All guides

The BRRRR Strategy Explained: Buy, Rehab, Rent, Refinance, Repeat

Published

BRRRR β€” Buy, Rehab, Rent, Refinance, Repeat β€” is a strategy for building a rental portfolio without needing fresh capital for every purchase. The core idea: buy a distressed property below market value, force its value up through renovation, rent it out, then refinance at the new appraised value to pull your original cash back out. Done well, you own a cash-flowing rental with little or none of your own money left in it.

The five steps

Each letter carries a specific discipline:

  • Buy β€” purchase below market value. The profit is made at purchase; the discount is your margin of safety.
  • Rehab β€” renovate with a rental in mind, not a magazine cover. Spend where it raises the appraisal and rentability; skip what tenants will not pay for.
  • Rent β€” get a tenant in place. Lenders typically require a signed lease and often 6+ months of "seasoning" before refinancing.
  • Refinance β€” a cash-out refinance at 70–80% of the after-repair value (ARV) pays off the original financing and returns capital to you.
  • Repeat β€” the recovered capital funds the next deal.

The math that makes it work

Suppose you buy for $150,000, spend $40,000 on rehab, and pay $10,500 in holding and closing costs β€” a total of $200,500 invested. After renovation the property appraises at $250,000. A 75% cash-out refinance gives a new loan of $187,500; after ~2% refinance costs you receive roughly $183,750.

You now have about $16,750 left in the deal and own a property with $62,500 of equity. If the property rents for $1,800 with $400 of expenses and a $1,124 mortgage payment, it cash-flows about $276 a month β€” an annualized return of nearly 20% on the small amount still invested.

What "infinite return" actually means

If the refinance returns 100% of your invested cash, every dollar of future cash flow is return on zero net investment β€” an "infinite return". It is a real phenomenon but a rare outcome, and chasing it leads people to overpay appraisers' optimism.
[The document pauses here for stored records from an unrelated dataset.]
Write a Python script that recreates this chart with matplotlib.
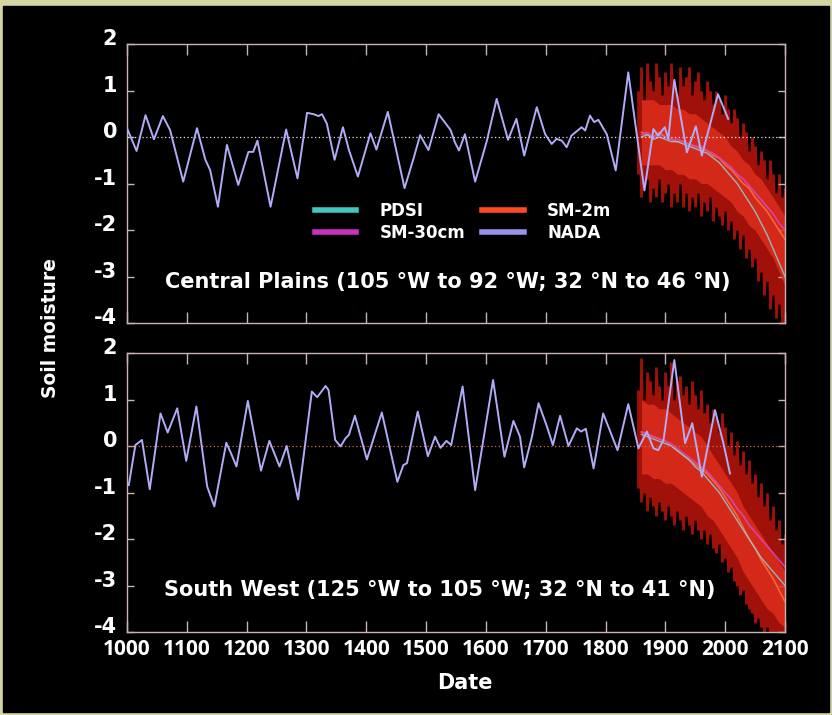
import matplotlib
matplotlib.use("Agg")
import matplotlib.pyplot as plt
from matplotlib.lines import Line2D
from matplotlib.patches import Rectangle
from matplotlib.transforms import ScaledTranslation

plt.rcParams["axes.unicode_minus"] = False

# ---- NADA tree-ring reconstruction, Central Plains ----
cp_nada_years = [1000, 1016, 1031, 1045, 1060, 1072, 1094, 1117, 1131, 1139,
                 1152, 1167, 1186, 1203, 1211, 1218, 1240, 1266, 1285, 1301,
                 1312, 1320, 1326, 1334, 1347, 1361, 1371, 1386, 1407, 1417,
                 1436, 1464, 1480, 1490, 1504, 1521, 1541, 1548, 1555, 1565,
                 1582, 1601, 1618, 1637, 1651, 1664, 1685, 1699, 1710, 1718,
                 1727, 1735, 1743, 1760, 1766, 1774, 1781, 1788, 1802, 1817,
                 1838, 1865, 1880, 1888, 1899, 1905, 1915, 1936, 1951, 1961,
                 1988, 2005]
cp_nada = [0.19, -0.30, 0.47, -0.05, 0.45, 0.15, -0.96, 0.19, -0.49, -0.71,
           -1.50, -0.17, -1.03, -0.32, -0.32, -0.08, -1.50, 0.16, -0.89, 0.52,
           0.49, 0.45, 0.49, 0.29, -0.49, 0.21, -0.28, -0.85, 0.08, -0.27,
           0.54, -1.10, -0.42, 0.04, -0.28, 0.49, 0.15, -0.11, -0.29, 0.06,
           -0.96, -0.11, 0.82, -0.06, 0.39, -0.40, 0.64, 0.06, -0.15, -0.04,
           -0.08, -0.22, 0.03, 0.21, 0.14, 0.46, 0.32, 0.37, 0.06, -0.72,
           1.39, -1.15, 0.17, 0.03, 0.21, -0.04, 1.23, -0.33, 0.23, -0.40,
           0.92, 0.39]

# ---- NADA, South West ----
sw_nada_years = [1003, 1014, 1025, 1038, 1056, 1068, 1084, 1099, 1116, 1134,
                 1146, 1166, 1174, 1183, 1202, 1224, 1238, 1255, 1267, 1286,
                 1309, 1318, 1332, 1337, 1348, 1357, 1365, 1371, 1381, 1401,
                 1426, 1452, 1462, 1468, 1486, 1503, 1515, 1524, 1534, 1542,
                 1548, 1561, 1582, 1612, 1631, 1646, 1657, 1664, 1677, 1688,
                 1702, 1712, 1724, 1738, 1752, 1759, 1767, 1780, 1796, 1820,
                 1838, 1855, 1869, 1880, 1888, 1897, 1915, 1933, 1945, 1961,
                 1983, 1997, 2008]
sw_nada = [-0.84, 0.02, 0.13, -0.93, 0.70, 0.29, 0.81, -0.32, 0.85, -0.87,
           -1.30, 0.07, -0.16, -0.44, 0.97, -0.53, 0.11, -0.44, 0.0, -1.15,
           1.17, 1.05, 1.29, 1.20, 0.13, -0.01, 0.16, 0.24, 0.65, -0.29,
           0.72, -0.77, -0.41, -0.37, 0.74, -0.22, 0.20, -0.04, 0.11, 0.02,
           0.42, 1.28, -0.95, 1.42, -0.23, 0.54, 0.20, -0.46, 0.20, 0.92,
           0.42, 0.02, 0.65, 0.0, 0.38, 0.31, 0.37, -0.48, 0.70, -0.09,
           0.90, -0.05, 0.31, -0.05, -0.09, 0.13, 1.85, 0.06, 0.49, -0.66,
           0.77, 0.06, -0.59]

# ---- model ensemble spread (SM-2m), 5-year steps 1855-2100 ----
model_years = list(range(1855, 2101, 5))
cp_spread_hi = [1.0, 1.5, 0.8, 1.6, 1.2, 1.0, 1.6, 1.3, 0.9, 1.4,
                1.1, 1.6, 1.2, 0.9, 1.5, 1.1, 1.3, 1.5, 0.9, 1.2,
                1.4, 1.0, 0.8, 1.2, 1.0, 0.7, 1.0, 0.8, 0.5, 0.9,
                0.6, 0.3, 0.6, 0.4, 0.0, 0.3, 0.1, -0.3, 0.0, -0.2,
                -0.6, -0.3, -0.5, -0.9, -0.5, -0.8, -1.2, -0.8, -1.3, -1.1]
cp_spread_lo = [-0.8, -1.3, -1.0, -0.9, -1.4, -1.1, -1.3, -0.9, -1.4, -1.2,
                -1.0, -1.5, -1.2, -1.4, -1.0, -1.5, -1.2, -1.6, -1.3, -1.5,
                -1.2, -1.7, -1.4, -1.6, -1.3, -1.8, -1.5, -1.7, -1.9, -1.6,
                -2.0, -1.8, -2.2, -2.0, -2.4, -2.1, -2.6, -2.4, -2.8, -2.6,
                -3.1, -2.9, -3.4, -3.1, -3.7, -3.4, -3.9, -3.6, -4.0, -4.0]
sw_spread_hi = [1.2, 1.9, 1.0, 1.6, 1.4, 1.1, 1.7, 1.3, 1.0, 1.6,
                1.3, 1.8, 1.0, 1.4, 1.5, 1.1, 1.3, 0.9, 1.4, 1.1,
                0.8, 1.2, 0.7, 0.9, 0.5, 0.8, 0.6, 0.3, 0.7, 0.4,
                0.0, 0.3, -0.2, 0.1, -0.4, -0.1, -0.6, -0.3, -0.8, -0.6,
                -1.1, -0.8, -1.3, -1.0, -1.6, -1.3, -1.8, -1.6, -2.1, -1.9]
sw_spread_lo = [-0.9, -1.2, -1.0, -1.4, -1.1, -1.3, -1.5, -1.2, -1.4, -1.6,
                -1.3, -1.5, -1.7, -1.4, -1.6, -1.8, -1.5, -1.7, -1.9, -1.6,
                -1.8, -2.0, -1.8, -2.1, -1.9, -2.2, -2.3, -2.1, -2.5, -2.4,
                -2.7, -2.6, -2.9, -3.0, -3.2, -3.1, -3.4, -3.5, -3.6, -3.8,
                -3.7, -3.9, -4.0, -3.9, -4.0, -4.0, -4.0, -4.0, -4.0, -4.0]

# ---- ensemble core and means, 10-year steps 1860-2100 ----
core_years = list(range(1860, 2101, 10))
cp_core_hi = [0.8, 0.8, 0.8, 0.7, 0.7, 0.7, 0.6, 0.6, 0.5, 0.5, 0.4, 0.3, 0.2,
              0.1, 0.0, -0.2, -0.3, -0.5, -0.6, -0.8, -0.9, -1.1, -1.3, -1.5, -1.7]
cp_core_lo = [-0.6, -0.6, -0.6, -0.6, -0.7, -0.7, -0.8, -0.8, -0.9, -0.9, -1.0, -1.0, -1.1,
              -1.2, -1.3, -1.4, -1.6, -1.7, -1.9, -2.0, -2.2, -2.4, -2.6, -2.9, -3.2]
cp_sm2m = [0.1, 0.05, 0.0, 0.1, 0.0, -0.05, -0.1, -0.1, -0.15, -0.2, -0.25, -0.3, -0.4,
           -0.45, -0.6, -0.7, -0.85, -1.0, -1.1, -1.3, -1.45, -1.6, -1.8, -2.0, -2.2]
cp_sm30 = [0.05, 0.1, 0.0, 0.05, 0.0, -0.05, -0.05, -0.1, -0.15, -0.2, -0.2, -0.3, -0.35,
           -0.45, -0.55, -0.65, -0.8, -0.9, -1.05, -1.2, -1.35, -1.5, -1.65, -1.85, -2.0]
cp_pdsi = [0.0, 0.05, -0.05, 0.0, -0.05, -0.1, -0.1, -0.15, -0.2, -0.25, -0.3, -0.35, -0.45,
           -0.55, -0.7, -0.85, -1.0, -1.2, -1.4, -1.6, -1.85, -2.1, -2.4, -2.7, -3.0]

sw_core_hi = [1.0, 0.9, 0.9, 0.8, 0.8, 0.7, 0.6, 0.5, 0.4, 0.3, 0.2, 0.0, -0.2,
              -0.4, -0.6, -0.8, -1.0, -1.3, -1.5, -1.7, -1.9, -2.1, -2.3, -2.5, -2.7]
sw_core_lo = [-0.6, -0.6, -0.7, -0.7, -0.8, -0.8, -0.9, -1.0, -1.1, -1.2, -1.3, -1.5, -1.6,
              -1.8, -2.0, -2.2, -2.4, -2.7, -2.9, -3.1, -3.3, -3.5, -3.6, -3.8, -3.9]
sw_sm2m = [0.3, 0.25, 0.2, 0.15, 0.1, 0.0, -0.1, -0.2, -0.3, -0.4, -0.5, -0.6, -0.75,
           -0.9, -1.1, -1.3, -1.5, -1.75, -2.0, -2.2, -2.45, -2.65, -2.85, -3.1, -3.35]
sw_sm30 = [0.3, 0.25, 0.2, 0.15, 0.1, 0.05, -0.05, -0.15, -0.25, -0.35, -0.45, -0.55, -0.7,
           -0.85, -1.0, -1.15, -1.35, -1.5, -1.7, -1.85, -2.0, -2.15, -2.3, -2.45, -2.6]
sw_pdsi = [0.25, 0.2, 0.15, 0.1, 0.05, 0.0, -0.1, -0.2, -0.3, -0.45, -0.55, -0.7, -0.85,
           -1.0, -1.2, -1.4, -1.6, -1.8, -2.0, -2.2, -2.4, -2.55, -2.7, -2.85, -3.0]

x_ticks = list(range(1000, 2101, 100))
y_ticks = [-4, -3, -2, -1, 0, 1, 2]
series_names = ["PDSI", "SM-30cm", "SM-2m", "NADA"]
series_colors = ["#40c8c0", "#c830c0", "#ff4a22", "#9a92ea"]

W, H = 832, 715
SPINE = "#c8b2b4"

fig = plt.figure(figsize=(W / 100, H / 100), dpi=100, facecolor="#d5d4a6")
fig.add_artist(Rectangle((3 / W, 3 / H), (W - 6) / W, (H - 9) / H,
                         transform=fig.transFigure, color="black", zorder=-5))


def draw_panel(top_px, nada_years, nada, hi, lo, core_hi, core_lo, sm2m, sm30, pdsi,
               zero_color, show_x):
    ax = fig.add_axes([127 / W, 1 - (top_px + 279) / H, 658 / W, 279 / H])
    ax.set_facecolor("black")
    # ensemble spread: faint band plus vertical streaks, then bright core
    ax.fill_between(model_years, lo, hi, color="#7a0a06", alpha=0.55, lw=0, zorder=1)
    ax.vlines(model_years, lo, hi, color="#c0160c", lw=2.2, alpha=0.75, zorder=1.5)
    ax.fill_between(core_years, core_lo, core_hi, color="#e2301c", alpha=0.8, lw=0, zorder=2)
    ax.plot(core_years, sm2m, color="#ff7040", lw=1.2, alpha=0.85, zorder=3)
    ax.plot(core_years, sm30, color="#d448c8", lw=1.2, alpha=0.85, zorder=3)
    ax.plot(core_years, pdsi, color="#8ad0d8", lw=1.0, alpha=0.85, zorder=3)
    ax.axhline(0, color=zero_color, ls=(0, (1, 2)), lw=0.9, zorder=4)
    ax.plot(nada_years, nada, color="#b0acf6", lw=1.4, zorder=5,
            solid_joinstyle="round")

    ax.set_xlim(1000, 2100)
    ax.set_ylim(-4, 2)
    ax.set_xticks(x_ticks)
    ax.set_yticks(y_ticks)
    for s in ax.spines.values():
        s.set_color(SPINE)
        s.set_linewidth(1.0)
    ax.tick_params(axis="x", direction="in", length=8, width=1, color=SPINE,
                   top=True, bottom=True, labelbottom=show_x, labelcolor="white", pad=5)
    ax.tick_params(axis="y", direction="in", length=5, width=1, color=SPINE,
                   left=True, right=True, labelcolor="white", pad=7)
    for lbl in ax.get_xticklabels():
        lbl.set_fontfamily("Open Sans")
        lbl.set_fontweight("bold")
        lbl.set_fontsize(15)
    shift = ScaledTranslation(0, 5 / 72, fig.dpi_scale_trans)
    for lbl in ax.get_yticklabels():
        lbl.set_fontfamily("DejaVu Sans")
        lbl.set_fontweight("bold")
        lbl.set_fontsize(15)
        lbl.set_transform(lbl.get_transform() + shift)
    return ax


ax1 = draw_panel(44, cp_nada_years, cp_nada, cp_spread_hi, cp_spread_lo, cp_core_hi, cp_core_lo,
                 cp_sm2m, cp_sm30, cp_pdsi, "#e8e6d8", False)
ax2 = draw_panel(353, sw_nada_years, sw_nada, sw_spread_hi, sw_spread_lo, sw_core_hi, sw_core_lo,
                 sw_sm2m, sw_sm30, sw_pdsi, "#c87050", True)

handles = [Line2D([], [], color=c, lw=4) for c in series_colors]
ax1.legend(handles, series_names, ncol=2, loc="center", frameon=False,
           bbox_to_anchor=(463 / W, 1 - 222 / H), bbox_transform=fig.transFigure,
           prop={"family": "DejaVu Sans", "weight": "bold", "size": 12},
           labelcolor="white", handlelength=2.5, handletextpad=1.4,
           columnspacing=1.0, labelspacing=0.25, borderpad=0)

fig.text(448 / W, 1 - 282 / H, "Central Plains (105 °W to 92 °W; 32 °N to 46 °N)",
         color="white", fontsize=15, fontweight="bold", ha="center", va="center")
fig.text(440 / W, 1 - 590 / H, "South West (125 °W to 105 °W; 32 °N to 41 °N)",
         color="white", fontsize=15, fontweight="bold", ha="center", va="center")

fig.text(50 / W, 1 - 328 / H, "Soil moisture", color="white", fontsize=13.5,
         fontweight="bold", rotation=90, ha="center", va="center")
fig.text(465 / W, 1 - 683 / H, "Date", color="white", fontsize=15,
         fontweight="bold", ha="center", va="center")

fig.savefig("out.png", dpi=100, facecolor=fig.get_facecolor())
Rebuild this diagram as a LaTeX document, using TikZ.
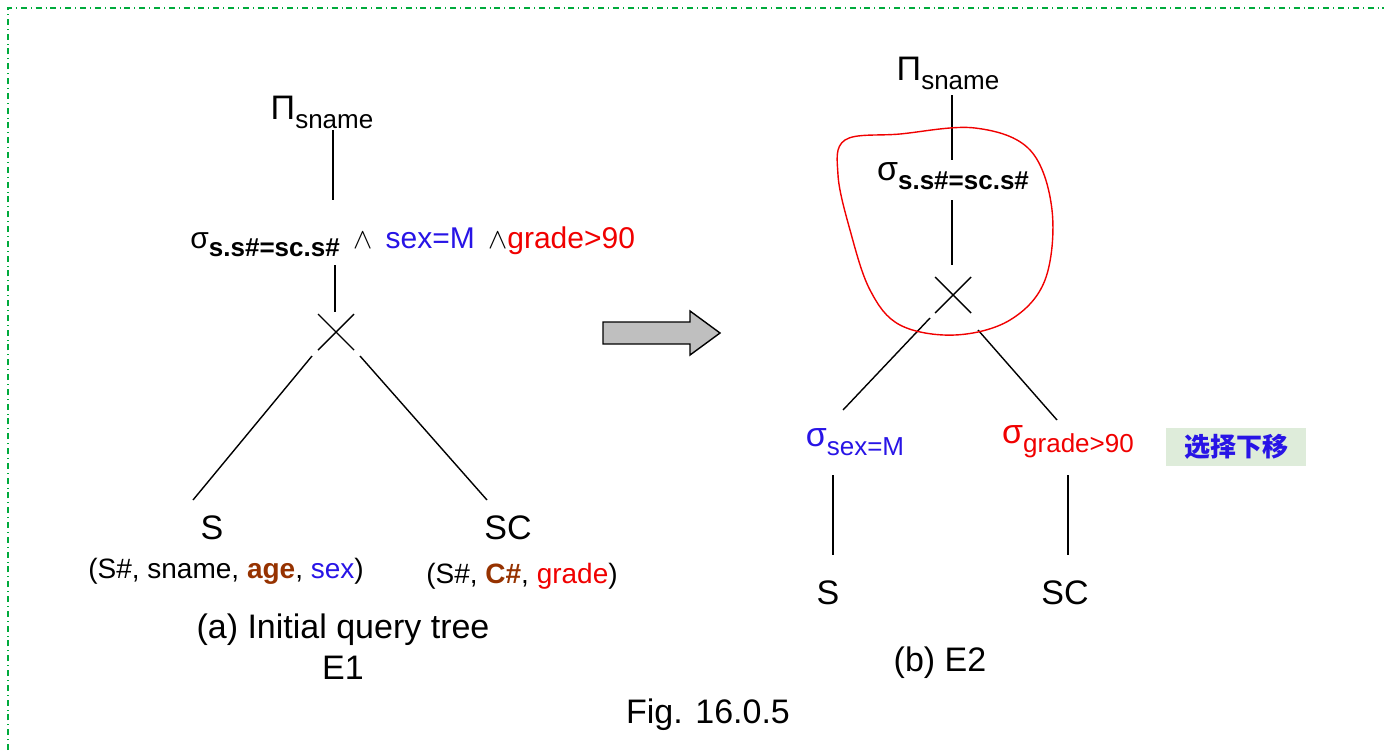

Recovering 70–90% of your capital is a very good BRRRR; recovering everything is a bonus, not the plan.

The four ways BRRRR breaks

Every failed BRRRR fails at one of four points:

  • The appraisal comes in low β€” your exit math was built on a number a bank never agreed to. Get comparable sales evidence before you buy.
  • The rehab runs over β€” budget a 10–20% contingency; distressed houses hide their worst problems behind walls.
  • Rates rise between purchase and refinance β€” a 1-point rate increase on the new loan can erase the monthly cash flow.
  • The post-refinance payment exceeds the rent β€” the deal must cash-flow on the NEW, larger loan, not the purchase loan.

Who BRRRR suits

BRRRR rewards people who can accurately estimate renovation costs and manage contractors β€” the same skills as flipping, but with a landlord's patience. If you cannot yet estimate a rehab within 15%, do a straightforward rental first and learn on a deal where a bad estimate stings instead of sinks.